● Objective
Copy out exactly the lines from the first line of the material below through the line containing "sort=countries, scale=ys, axis=None)", and nothing beyond them.
***
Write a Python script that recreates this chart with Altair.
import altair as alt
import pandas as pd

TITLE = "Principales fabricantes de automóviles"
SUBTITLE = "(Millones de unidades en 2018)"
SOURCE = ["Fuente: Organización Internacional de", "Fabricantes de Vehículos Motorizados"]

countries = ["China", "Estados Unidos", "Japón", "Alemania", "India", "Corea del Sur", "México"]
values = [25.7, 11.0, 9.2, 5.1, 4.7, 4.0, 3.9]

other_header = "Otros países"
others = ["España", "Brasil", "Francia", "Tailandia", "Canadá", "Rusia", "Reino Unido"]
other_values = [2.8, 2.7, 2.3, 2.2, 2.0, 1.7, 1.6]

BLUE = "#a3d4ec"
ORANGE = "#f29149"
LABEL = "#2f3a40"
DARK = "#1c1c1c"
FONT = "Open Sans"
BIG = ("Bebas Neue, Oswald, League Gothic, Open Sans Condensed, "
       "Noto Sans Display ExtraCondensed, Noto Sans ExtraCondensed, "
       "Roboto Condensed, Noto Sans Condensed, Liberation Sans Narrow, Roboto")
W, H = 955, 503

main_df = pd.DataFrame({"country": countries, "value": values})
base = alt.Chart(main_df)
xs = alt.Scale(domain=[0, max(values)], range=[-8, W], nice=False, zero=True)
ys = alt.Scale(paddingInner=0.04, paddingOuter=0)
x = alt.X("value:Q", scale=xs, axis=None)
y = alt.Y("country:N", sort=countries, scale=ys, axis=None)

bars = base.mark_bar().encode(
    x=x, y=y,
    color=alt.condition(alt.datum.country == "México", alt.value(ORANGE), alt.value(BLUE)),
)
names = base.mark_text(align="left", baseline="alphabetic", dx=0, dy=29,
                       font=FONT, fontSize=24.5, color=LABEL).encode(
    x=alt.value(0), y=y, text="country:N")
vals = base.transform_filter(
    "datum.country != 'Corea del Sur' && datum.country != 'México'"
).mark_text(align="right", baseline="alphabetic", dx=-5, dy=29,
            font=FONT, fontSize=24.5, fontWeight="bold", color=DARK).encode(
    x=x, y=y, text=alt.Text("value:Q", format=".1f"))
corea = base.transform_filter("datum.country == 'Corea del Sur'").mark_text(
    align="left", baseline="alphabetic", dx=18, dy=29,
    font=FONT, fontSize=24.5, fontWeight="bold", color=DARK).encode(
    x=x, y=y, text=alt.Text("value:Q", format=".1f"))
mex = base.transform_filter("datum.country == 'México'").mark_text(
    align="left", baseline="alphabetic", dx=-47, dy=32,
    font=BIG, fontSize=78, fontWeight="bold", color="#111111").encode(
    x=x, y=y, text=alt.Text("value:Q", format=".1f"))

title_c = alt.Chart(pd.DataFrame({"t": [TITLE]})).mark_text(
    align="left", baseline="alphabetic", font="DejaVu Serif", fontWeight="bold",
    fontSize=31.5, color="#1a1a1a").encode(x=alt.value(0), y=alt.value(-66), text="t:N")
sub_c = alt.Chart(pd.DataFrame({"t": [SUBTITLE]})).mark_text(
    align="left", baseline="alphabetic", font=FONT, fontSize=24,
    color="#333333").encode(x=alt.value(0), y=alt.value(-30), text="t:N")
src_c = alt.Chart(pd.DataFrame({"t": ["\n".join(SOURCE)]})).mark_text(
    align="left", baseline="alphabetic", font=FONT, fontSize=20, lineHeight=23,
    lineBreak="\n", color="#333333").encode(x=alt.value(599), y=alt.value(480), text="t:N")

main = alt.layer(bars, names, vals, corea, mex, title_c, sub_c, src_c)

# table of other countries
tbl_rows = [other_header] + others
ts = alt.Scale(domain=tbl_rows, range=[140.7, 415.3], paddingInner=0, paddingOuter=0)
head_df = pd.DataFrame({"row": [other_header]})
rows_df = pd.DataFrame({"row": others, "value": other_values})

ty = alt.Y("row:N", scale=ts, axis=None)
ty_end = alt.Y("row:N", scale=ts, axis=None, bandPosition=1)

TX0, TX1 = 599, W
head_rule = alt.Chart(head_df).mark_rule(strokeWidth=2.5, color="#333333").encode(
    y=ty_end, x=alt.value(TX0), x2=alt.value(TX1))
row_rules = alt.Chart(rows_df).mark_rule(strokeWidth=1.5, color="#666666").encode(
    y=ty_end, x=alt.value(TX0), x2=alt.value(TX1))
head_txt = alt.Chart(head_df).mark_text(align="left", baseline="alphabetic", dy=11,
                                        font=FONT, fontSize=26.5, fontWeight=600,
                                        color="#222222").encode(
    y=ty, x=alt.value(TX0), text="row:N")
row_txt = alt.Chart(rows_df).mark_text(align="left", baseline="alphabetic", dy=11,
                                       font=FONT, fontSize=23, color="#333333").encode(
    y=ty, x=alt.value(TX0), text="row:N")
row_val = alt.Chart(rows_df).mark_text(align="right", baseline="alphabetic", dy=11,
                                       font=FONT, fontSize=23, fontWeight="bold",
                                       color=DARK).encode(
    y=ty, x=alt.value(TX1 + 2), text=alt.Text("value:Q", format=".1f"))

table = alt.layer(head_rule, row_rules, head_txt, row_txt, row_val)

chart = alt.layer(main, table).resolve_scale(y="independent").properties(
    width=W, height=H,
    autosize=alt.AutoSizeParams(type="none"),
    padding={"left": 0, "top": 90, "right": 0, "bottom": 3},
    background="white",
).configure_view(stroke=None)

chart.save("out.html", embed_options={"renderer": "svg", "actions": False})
***
● Result for this exercise
Write a Python script that recreates this chart with Altair.
import altair as alt
import pandas as pd

TITLE = "Principales fabricantes de automóviles"
SUBTITLE = "(Millones de unidades en 2018)"
SOURCE = ["Fuente: Organización Internacional de", "Fabricantes de Vehículos Motorizados"]

countries = ["China", "Estados Unidos", "Japón", "Alemania", "India", "Corea del Sur", "México"]
values = [25.7, 11.0, 9.2, 5.1, 4.7, 4.0, 3.9]

other_header = "Otros países"
others = ["España", "Brasil", "Francia", "Tailandia", "Canadá", "Rusia", "Reino Unido"]
other_values = [2.8, 2.7, 2.3, 2.2, 2.0, 1.7, 1.6]

BLUE = "#a3d4ec"
ORANGE = "#f29149"
LABEL = "#2f3a40"
DARK = "#1c1c1c"
FONT = "Open Sans"
BIG = ("Bebas Neue, Oswald, League Gothic, Open Sans Condensed, "
       "Noto Sans Display ExtraCondensed, Noto Sans ExtraCondensed, "
       "Roboto Condensed, Noto Sans Condensed, Liberation Sans Narrow, Roboto")
W, H = 955, 503

main_df = pd.DataFrame({"country": countries, "value": values})
base = alt.Chart(main_df)
xs = alt.Scale(domain=[0, max(values)], range=[-8, W], nice=False, zero=True)
ys = alt.Scale(paddingInner=0.04, paddingOuter=0)
x = alt.X("value:Q", scale=xs, axis=None)
y = alt.Y("country:N", sort=countries, scale=ys, axis=None)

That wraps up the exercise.